Reward or punish plantation forestry by forcing ‘slash’ to be processed immediately on felling, either by partial combustion to create charcoal ( sequestratable for 40000 years as a soil additive) or bury and anaerobically produce methane for processing into hydrogen and graphite (Hazer process), again sequestering the carbon.
Also makes the land immediately plantable.
"As Paul McCartney suggests, if slaughterhouses had glass walls, everyone would be vegetarian."
Shows how ignorant he is really.
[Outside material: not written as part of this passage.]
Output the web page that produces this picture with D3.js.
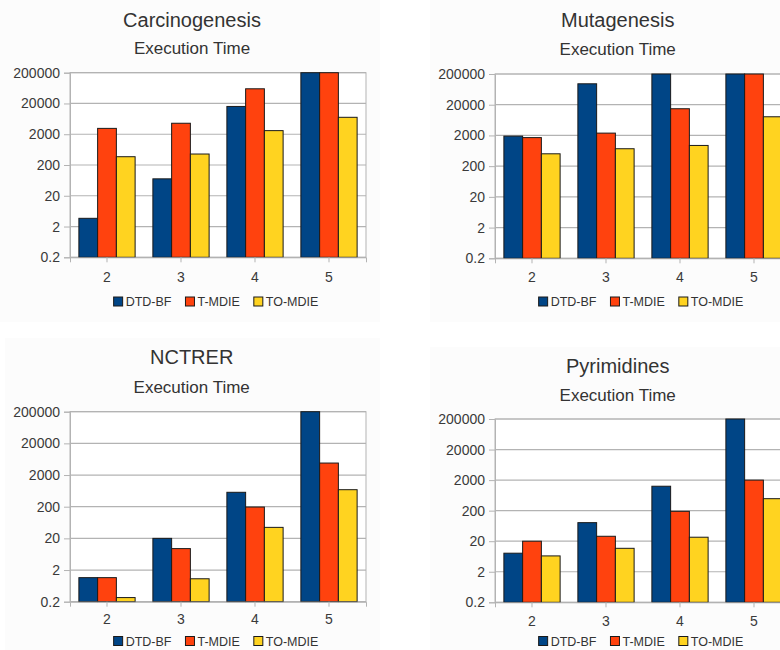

How many FAL holders and hence hunters are there in NZ? Not only would they not flinch at a window they may even want to stand and watch to improve their technique.
Here's the video;
And with the pest issue (even if one confines it to goats, stoats, weasels, possums, thar etc), NZ faces, a lotta unflinching types are gonna be needed to trap, shoot, poison, gene-drive-exterminate and generally to mow 'em all down. Disclosure, I personally accounted for 3 outta 7 goats in a 5-hunter shoot a while ago. Woulda been more if I had had an MSSA....
1. Bottom trawling is just crazy. Stop it now.
2. Pokies. Not one point of argument in their favour. They gotta be eliminated.
The harm is well known. Less often discussed is the nature of the industry. I knew somebody quite well who was involved. Astonishing. The entire setup is mafia like. Cash disappears into thin air. Hidden kickbacks abound. Internal Affairs did a reasonable supervision job, but can't win really.
A cancer on the hospitality industry.